§ **Instructions to follow**
Starting with the first line below, extract each line through the one that contains "(7,309) -- (330,309);", inclusive, excluding pictures.

§ **Data excerpt**
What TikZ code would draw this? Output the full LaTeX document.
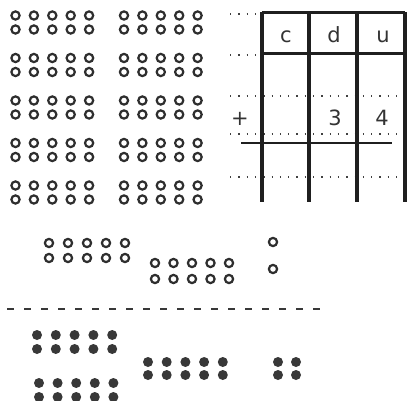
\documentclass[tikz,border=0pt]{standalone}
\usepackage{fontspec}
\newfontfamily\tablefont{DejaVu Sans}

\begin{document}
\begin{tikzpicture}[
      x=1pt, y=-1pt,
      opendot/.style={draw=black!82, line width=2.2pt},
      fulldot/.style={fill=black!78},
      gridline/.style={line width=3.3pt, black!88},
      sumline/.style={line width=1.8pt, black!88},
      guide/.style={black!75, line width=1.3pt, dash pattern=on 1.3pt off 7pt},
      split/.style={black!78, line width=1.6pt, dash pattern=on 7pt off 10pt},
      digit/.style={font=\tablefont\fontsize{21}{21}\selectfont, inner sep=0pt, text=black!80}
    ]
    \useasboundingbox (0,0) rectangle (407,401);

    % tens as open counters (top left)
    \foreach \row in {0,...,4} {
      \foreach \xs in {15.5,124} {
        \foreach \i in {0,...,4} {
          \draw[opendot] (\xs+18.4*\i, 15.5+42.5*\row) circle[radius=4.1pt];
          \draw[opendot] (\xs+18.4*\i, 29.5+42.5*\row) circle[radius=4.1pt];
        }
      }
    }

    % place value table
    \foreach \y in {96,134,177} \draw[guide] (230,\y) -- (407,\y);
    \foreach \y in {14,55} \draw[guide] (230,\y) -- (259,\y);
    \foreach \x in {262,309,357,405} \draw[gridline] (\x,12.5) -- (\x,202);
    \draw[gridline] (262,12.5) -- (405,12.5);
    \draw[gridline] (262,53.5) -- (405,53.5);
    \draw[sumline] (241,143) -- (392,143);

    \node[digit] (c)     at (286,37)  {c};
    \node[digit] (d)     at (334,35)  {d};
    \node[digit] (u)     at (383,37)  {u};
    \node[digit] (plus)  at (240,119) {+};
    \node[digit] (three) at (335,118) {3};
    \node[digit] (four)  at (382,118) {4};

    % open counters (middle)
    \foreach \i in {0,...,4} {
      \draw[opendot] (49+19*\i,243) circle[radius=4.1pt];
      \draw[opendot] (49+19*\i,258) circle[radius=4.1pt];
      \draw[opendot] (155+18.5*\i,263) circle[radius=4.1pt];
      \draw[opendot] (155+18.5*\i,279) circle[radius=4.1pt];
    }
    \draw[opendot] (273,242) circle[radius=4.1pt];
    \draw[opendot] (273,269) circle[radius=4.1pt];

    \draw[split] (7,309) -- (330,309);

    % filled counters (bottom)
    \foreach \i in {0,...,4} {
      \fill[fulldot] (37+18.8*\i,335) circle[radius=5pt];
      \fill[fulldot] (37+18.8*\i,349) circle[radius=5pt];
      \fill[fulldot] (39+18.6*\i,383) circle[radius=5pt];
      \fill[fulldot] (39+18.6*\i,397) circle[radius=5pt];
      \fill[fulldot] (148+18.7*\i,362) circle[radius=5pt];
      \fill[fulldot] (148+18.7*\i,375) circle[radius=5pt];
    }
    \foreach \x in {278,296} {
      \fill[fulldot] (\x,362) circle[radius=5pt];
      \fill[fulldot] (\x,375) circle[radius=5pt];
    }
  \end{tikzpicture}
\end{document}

§ **Written answer**
What TikZ code would draw this? Output the full LaTeX document.
\documentclass[tikz,border=0pt]{standalone}
\usepackage{fontspec}
\newfontfamily\tablefont{DejaVu Sans}

\begin{document}
\begin{tikzpicture}[
      x=1pt, y=-1pt,
      opendot/.style={draw=black!82, line width=2.2pt},
      fulldot/.style={fill=black!78},
      gridline/.style={line width=3.3pt, black!88},
      sumline/.style={line width=1.8pt, black!88},
      guide/.style={black!75, line width=1.3pt, dash pattern=on 1.3pt off 7pt},
      split/.style={black!78, line width=1.6pt, dash pattern=on 7pt off 10pt},
      digit/.style={font=\tablefont\fontsize{21}{21}\selectfont, inner sep=0pt, text=black!80}
    ]
    \useasboundingbox (0,0) rectangle (407,401);

    % tens as open counters (top left)
    \foreach \row in {0,...,4} {
      \foreach \xs in {15.5,124} {
        \foreach \i in {0,...,4} {
          \draw[opendot] (\xs+18.4*\i, 15.5+42.5*\row) circle[radius=4.1pt];
          \draw[opendot] (\xs+18.4*\i, 29.5+42.5*\row) circle[radius=4.1pt];
        }
      }
    }

    % place value table
    \foreach \y in {96,134,177} \draw[guide] (230,\y) -- (407,\y);
    \foreach \y in {14,55} \draw[guide] (230,\y) -- (259,\y);
    \foreach \x in {262,309,357,405} \draw[gridline] (\x,12.5) -- (\x,202);
    \draw[gridline] (262,12.5) -- (405,12.5);
    \draw[gridline] (262,53.5) -- (405,53.5);
    \draw[sumline] (241,143) -- (392,143);

    \node[digit] (c)     at (286,37)  {c};
    \node[digit] (d)     at (334,35)  {d};
    \node[digit] (u)     at (383,37)  {u};
    \node[digit] (plus)  at (240,119) {+};
    \node[digit] (three) at (335,118) {3};
    \node[digit] (four)  at (382,118) {4};

    % open counters (middle)
    \foreach \i in {0,...,4} {
      \draw[opendot] (49+19*\i,243) circle[radius=4.1pt];
      \draw[opendot] (49+19*\i,258) circle[radius=4.1pt];
      \draw[opendot] (155+18.5*\i,263) circle[radius=4.1pt];
      \draw[opendot] (155+18.5*\i,279) circle[radius=4.1pt];
    }
    \draw[opendot] (273,242) circle[radius=4.1pt];
    \draw[opendot] (273,269) circle[radius=4.1pt];

    \draw[split] (7,309) -- (330,309);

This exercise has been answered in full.